CHINA’S consumers are unwittingly eating illegally grown genetically modified crops, a former television talk show host claimed yesterday.

GM corn and rice is being grown illegally on a large scale in central China’s Hunan and Hubei provinces, Jiangxi Province in the east and northeastern province Jilin, said Cui Yongyuan, best-known for China Central Television shows.

While genetic modification in crops can provide resistance to disease, pesticides and climatic conditions, opponents say risks have not been adequately identified.

“The reality is that many (illegally grown) GM products have entered our food chain,” Cui said yesterday.

He is now demanding answers from the Ministry of Agriculture.

“The ministry should respond to my survey results, or it will lose face,” Cui said.

He said China has never approved widescale planting of GM crops, only permitting small experimental trials.

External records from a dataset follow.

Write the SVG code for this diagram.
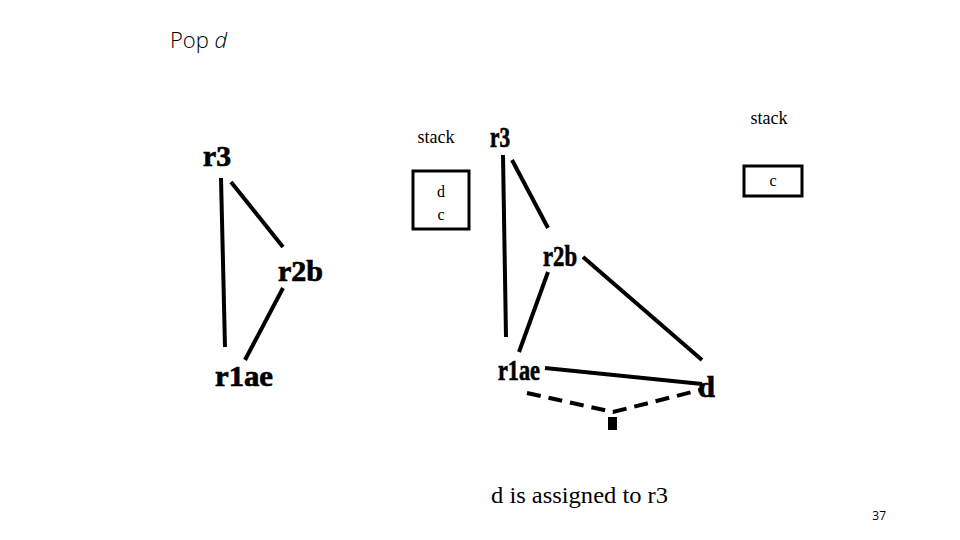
<svg xmlns="http://www.w3.org/2000/svg" width="960" height="540" viewBox="0 0 960 540">
<style>
.lbl{font-family:'Liberation Serif','Times New Roman',Tinos,serif;font-weight:bold;font-size:30px;fill:#000;stroke:#000;stroke-width:0.7}
.ser{font-family:'Liberation Serif','Times New Roman',Tinos,serif;fill:#000}
.ln{stroke:#000;stroke-width:4;fill:none;stroke-linecap:butt}
.box{fill:#fff;stroke:#000;stroke-width:3}
</style>
<rect width="960" height="540" fill="#fff"/>
<text x="170" y="48" font-family="'Open Sans','Noto Sans',sans-serif" font-weight="300" font-size="22" fill="#000">Pop <tspan font-style="italic">d</tspan></text>

<g id="connectors">
  <line class="ln" x1="221" y1="178" x2="225" y2="347"/>
  <line class="ln" x1="231" y1="182" x2="283" y2="247"/>
  <line class="ln" x1="283" y1="288" x2="245" y2="360"/>
  <line class="ln" x1="503" y1="155" x2="506" y2="337"/>
  <line class="ln" x1="512" y1="160" x2="548" y2="228"/>
  <line class="ln" x1="548" y1="272" x2="519" y2="352"/>
  <line class="ln" x1="583" y1="257" x2="702" y2="360"/>
  <line class="ln" stroke-width="5" x1="545" y1="368" x2="702" y2="384"/>
  <polyline class="ln" stroke-width="3" stroke-dasharray="14,8" points="527,393 613,412 700,390"/>
  <rect x="608" y="417" width="9" height="13" fill="#000"/>
</g>

<g id="left-r3"><text class="lbl" x="203" y="166" textLength="28" lengthAdjust="spacingAndGlyphs">r3</text></g>
<g id="left-r2b"><text class="lbl" x="278" y="281" textLength="45" lengthAdjust="spacingAndGlyphs">r2b</text></g>
<g id="left-r1ae"><text class="lbl" x="215" y="386" textLength="58" lengthAdjust="spacingAndGlyphs">r1ae</text></g>

<g id="stack1">
  <text class="ser" x="436" y="143" font-size="18" text-anchor="middle">stack</text>
  <rect class="box" x="413" y="171" width="56" height="58"/>
  <text class="ser" x="441" y="197" font-size="16" text-anchor="middle">d</text>
  <text class="ser" x="441" y="220" font-size="16" text-anchor="middle">c</text>
</g>

<g id="right-r3"><text class="lbl" x="490" y="147" textLength="20" lengthAdjust="spacingAndGlyphs">r3</text></g>
<g id="right-r2b"><text class="lbl" x="543" y="266" textLength="34" lengthAdjust="spacingAndGlyphs">r2b</text></g>
<g id="right-r1ae"><text class="lbl" x="498" y="380" textLength="42" lengthAdjust="spacingAndGlyphs">r1ae</text></g>
<g id="right-d"><text class="lbl" x="698" y="397" textLength="17" lengthAdjust="spacingAndGlyphs">d</text></g>

<g id="stack2">
  <text class="ser" x="769" y="124" font-size="18" text-anchor="middle">stack</text>
  <rect class="box" x="744" y="166" width="58" height="30"/>
  <text class="ser" x="773" y="186" font-size="16" text-anchor="middle">c</text>
</g>

<text class="ser" x="491" y="503" font-size="24" textLength="177" lengthAdjust="spacingAndGlyphs">d is assigned to r3</text>
<text x="886" y="520" font-family="'Open Sans','Noto Sans',sans-serif" font-size="12" text-anchor="end" fill="#000">37</text>
</svg>
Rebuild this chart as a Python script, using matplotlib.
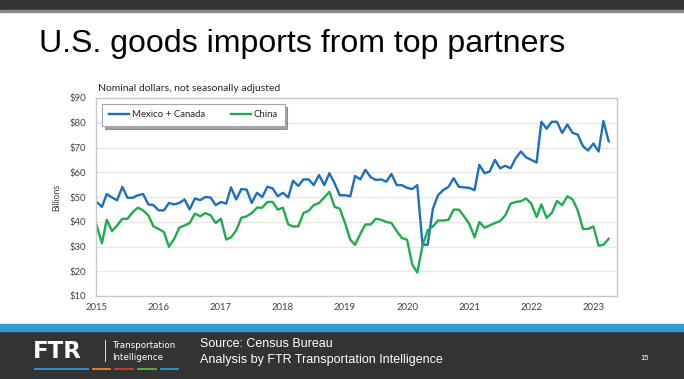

GM seeds intended for trials should not be available for general use, but illegal planting has taken place, with the crops finding their way onto the market, said Cui.

Cui said that he spent more than a million yuan (US$162,654) carrying out surveys around China, the United States and Japan over six months.

He plans to broadcast the resulting documentary.

The Ministry of Agriculture did not respond to Cui’s claims yesterday.

While Cui’s claims concern illegally grown GM crops, Chinese consumers use legally grown imported GM products on an everyday basis.

“In China, more than half of cooking oil used is soybean oil, and 90 percent of that is made from GM soybeans,” said Wang Xiaoyu, deputy secretary general of the soybean association in northeastern province Heilongjiang.

The country imports GM soybean, corn, cotton, rape and sugar beet — with soybean the largest import.

China imported 58.38 million tons of soybean last year, with most GM varieties used as raw material for oil.

Globally, 81 percent of the soybeans cultivated are GM varieties, according to the International Service for the Acquisition of Agri-biotech Applications, a monitoring group funded by the biotechnology industry.

But while China requires strict labeling for GM produce, often this is flouted.

Meanwhile, 61 members of the Chinese Academy of Sciences and the Chinese Academy of Engineering have written to the government, urging it to roll out a GM rice cultivation program.